Master Lin says this soup is good for the liver, the heart, the kidneys, and the stomach. Canned or dried (soaked overnight and then cooked until soft) kidney beans may be used -- good, better, best!

 

 

Ingredients (four-six servings)

 


3 large carrots, peeled and coarsely chopped
1 small rutabaga, coarsely chopped
3 stalks celery, coarsely chopped
1 cup raw peanuts

1-2 cups kidney beans
1 large onion, coarsely chopped
2 tablespoons extra-virgin olive oil
8 cloves garlic, chopped
4 cups water 
1/4 cup dried mushroom (your choice) pieces
1/4  teaspoon dried (or 1 tablespoon fresh) thyme
1/4 teaspoon
dried (or 1 tablespoon fresh) basil
fresh cilantro to taste
salt and pepper to taste

 

 
Instructions


1. Preheat oven to 450 degrees F. Place the carrots, rutabaga, celery, peanuts, kidney beans and onion in a nonstick pan with the olive oil. Toss to coat everything, and bake for 10 minutes.


2. Remove pan from oven, add the garlic, and toss again. Bake for another 10-15 minutes until the vegetables are somewhat browned.

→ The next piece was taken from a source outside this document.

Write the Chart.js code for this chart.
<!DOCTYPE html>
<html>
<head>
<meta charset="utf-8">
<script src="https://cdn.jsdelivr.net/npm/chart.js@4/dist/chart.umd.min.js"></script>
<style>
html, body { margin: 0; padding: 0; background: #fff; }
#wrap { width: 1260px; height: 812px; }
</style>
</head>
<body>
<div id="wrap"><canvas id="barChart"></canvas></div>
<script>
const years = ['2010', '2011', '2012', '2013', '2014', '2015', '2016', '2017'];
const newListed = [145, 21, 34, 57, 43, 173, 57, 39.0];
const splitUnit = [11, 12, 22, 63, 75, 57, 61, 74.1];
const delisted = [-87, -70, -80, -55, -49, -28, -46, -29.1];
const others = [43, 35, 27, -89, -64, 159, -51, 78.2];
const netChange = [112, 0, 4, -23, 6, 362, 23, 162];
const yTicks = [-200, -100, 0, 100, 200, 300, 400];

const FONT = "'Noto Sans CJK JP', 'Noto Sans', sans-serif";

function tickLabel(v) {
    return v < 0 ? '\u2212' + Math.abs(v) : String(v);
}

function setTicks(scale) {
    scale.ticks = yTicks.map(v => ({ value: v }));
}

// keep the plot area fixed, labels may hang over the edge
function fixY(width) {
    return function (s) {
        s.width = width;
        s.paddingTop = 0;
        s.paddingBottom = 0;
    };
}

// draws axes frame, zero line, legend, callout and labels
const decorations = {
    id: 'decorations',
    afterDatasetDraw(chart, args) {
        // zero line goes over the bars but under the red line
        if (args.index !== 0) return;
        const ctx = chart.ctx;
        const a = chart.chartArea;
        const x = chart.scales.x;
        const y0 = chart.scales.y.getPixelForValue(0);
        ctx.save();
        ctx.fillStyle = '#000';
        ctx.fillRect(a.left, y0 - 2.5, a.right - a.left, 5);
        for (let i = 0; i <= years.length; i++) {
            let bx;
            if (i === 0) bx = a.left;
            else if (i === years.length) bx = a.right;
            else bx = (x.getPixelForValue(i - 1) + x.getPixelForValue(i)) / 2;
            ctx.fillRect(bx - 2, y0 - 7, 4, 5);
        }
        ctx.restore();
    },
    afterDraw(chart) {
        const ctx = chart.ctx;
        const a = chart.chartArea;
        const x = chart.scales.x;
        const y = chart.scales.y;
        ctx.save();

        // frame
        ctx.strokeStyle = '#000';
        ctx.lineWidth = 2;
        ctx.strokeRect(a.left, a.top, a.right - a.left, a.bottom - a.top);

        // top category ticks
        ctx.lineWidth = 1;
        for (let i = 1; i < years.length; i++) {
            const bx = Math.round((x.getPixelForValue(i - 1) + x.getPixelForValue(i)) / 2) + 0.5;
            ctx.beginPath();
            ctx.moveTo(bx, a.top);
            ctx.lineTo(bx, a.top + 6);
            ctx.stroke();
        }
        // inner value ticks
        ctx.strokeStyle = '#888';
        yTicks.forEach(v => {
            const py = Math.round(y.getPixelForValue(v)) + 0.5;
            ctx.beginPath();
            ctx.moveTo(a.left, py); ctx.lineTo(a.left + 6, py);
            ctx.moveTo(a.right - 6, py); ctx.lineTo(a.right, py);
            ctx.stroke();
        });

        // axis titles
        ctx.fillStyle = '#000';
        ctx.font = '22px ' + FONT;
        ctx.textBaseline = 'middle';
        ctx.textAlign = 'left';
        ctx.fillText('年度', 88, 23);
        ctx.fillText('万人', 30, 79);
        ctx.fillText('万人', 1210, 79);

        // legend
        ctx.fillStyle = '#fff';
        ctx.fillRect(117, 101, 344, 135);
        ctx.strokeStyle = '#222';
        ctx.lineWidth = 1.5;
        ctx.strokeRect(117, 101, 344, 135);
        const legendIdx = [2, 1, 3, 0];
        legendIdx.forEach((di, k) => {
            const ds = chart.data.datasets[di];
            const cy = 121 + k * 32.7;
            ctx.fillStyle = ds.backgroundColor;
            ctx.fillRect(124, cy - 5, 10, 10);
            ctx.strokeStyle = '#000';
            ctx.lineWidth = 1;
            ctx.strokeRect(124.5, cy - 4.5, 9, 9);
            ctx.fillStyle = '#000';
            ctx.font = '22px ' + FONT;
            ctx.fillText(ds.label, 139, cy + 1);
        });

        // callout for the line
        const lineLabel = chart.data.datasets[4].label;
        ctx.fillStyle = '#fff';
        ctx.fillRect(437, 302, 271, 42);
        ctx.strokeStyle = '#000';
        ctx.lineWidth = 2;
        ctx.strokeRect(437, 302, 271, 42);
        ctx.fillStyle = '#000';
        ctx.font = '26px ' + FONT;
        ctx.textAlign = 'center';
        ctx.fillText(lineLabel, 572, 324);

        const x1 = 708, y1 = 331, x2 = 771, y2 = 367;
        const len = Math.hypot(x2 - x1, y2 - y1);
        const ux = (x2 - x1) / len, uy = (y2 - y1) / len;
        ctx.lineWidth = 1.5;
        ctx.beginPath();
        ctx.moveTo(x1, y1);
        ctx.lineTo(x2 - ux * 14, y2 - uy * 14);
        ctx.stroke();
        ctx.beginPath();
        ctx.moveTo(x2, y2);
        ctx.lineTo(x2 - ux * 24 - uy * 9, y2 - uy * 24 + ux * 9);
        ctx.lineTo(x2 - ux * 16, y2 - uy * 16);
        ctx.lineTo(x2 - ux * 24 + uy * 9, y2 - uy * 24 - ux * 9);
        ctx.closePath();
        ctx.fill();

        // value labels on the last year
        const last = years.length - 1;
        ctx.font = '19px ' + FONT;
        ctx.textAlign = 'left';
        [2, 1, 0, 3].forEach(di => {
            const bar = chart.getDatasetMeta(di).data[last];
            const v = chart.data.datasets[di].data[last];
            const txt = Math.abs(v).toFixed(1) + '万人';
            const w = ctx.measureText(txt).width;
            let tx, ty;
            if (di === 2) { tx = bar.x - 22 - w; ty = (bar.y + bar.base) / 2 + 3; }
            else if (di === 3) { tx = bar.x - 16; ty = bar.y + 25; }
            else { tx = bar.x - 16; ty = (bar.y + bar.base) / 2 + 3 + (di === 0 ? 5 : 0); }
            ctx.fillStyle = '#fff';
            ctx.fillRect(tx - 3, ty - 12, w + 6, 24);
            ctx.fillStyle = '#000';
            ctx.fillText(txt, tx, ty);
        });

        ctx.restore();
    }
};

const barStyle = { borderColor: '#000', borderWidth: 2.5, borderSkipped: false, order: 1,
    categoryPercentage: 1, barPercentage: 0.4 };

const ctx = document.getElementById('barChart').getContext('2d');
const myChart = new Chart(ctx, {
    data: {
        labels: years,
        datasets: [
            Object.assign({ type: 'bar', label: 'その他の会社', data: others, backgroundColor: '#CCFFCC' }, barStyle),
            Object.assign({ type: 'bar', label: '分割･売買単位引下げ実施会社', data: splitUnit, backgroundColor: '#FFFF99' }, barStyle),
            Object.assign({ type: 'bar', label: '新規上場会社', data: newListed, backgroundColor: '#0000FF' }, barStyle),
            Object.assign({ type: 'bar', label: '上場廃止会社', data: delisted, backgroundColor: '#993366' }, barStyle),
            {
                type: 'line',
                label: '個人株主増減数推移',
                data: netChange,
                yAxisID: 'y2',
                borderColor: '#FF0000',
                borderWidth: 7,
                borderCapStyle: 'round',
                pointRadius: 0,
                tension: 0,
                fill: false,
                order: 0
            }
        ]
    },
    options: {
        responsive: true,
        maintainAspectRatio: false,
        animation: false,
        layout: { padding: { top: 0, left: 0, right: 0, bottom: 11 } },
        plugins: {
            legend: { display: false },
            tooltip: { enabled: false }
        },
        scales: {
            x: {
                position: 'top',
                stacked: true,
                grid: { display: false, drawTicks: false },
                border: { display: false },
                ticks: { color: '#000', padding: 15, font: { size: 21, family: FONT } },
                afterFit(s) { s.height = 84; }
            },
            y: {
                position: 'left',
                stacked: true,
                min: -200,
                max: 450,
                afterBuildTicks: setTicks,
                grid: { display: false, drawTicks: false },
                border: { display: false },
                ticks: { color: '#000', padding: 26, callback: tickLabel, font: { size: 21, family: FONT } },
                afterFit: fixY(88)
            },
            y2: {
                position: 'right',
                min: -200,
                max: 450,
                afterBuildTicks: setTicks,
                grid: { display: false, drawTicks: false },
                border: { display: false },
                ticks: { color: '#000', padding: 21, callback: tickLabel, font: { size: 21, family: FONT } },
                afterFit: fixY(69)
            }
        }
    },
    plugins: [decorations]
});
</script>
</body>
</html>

3. Remove pan from oven, add 1 cup of water, and stir to loosen any anything that may be stuck. Pour this into a pot with the remaining ingredients and bring to a boil on the stovetop. Reduce heat, cover, and simmer for 30-45 minutes.


4. Season with cilantro, salt, and pepper and serve with a smile (and maybe a little yogurt on the side).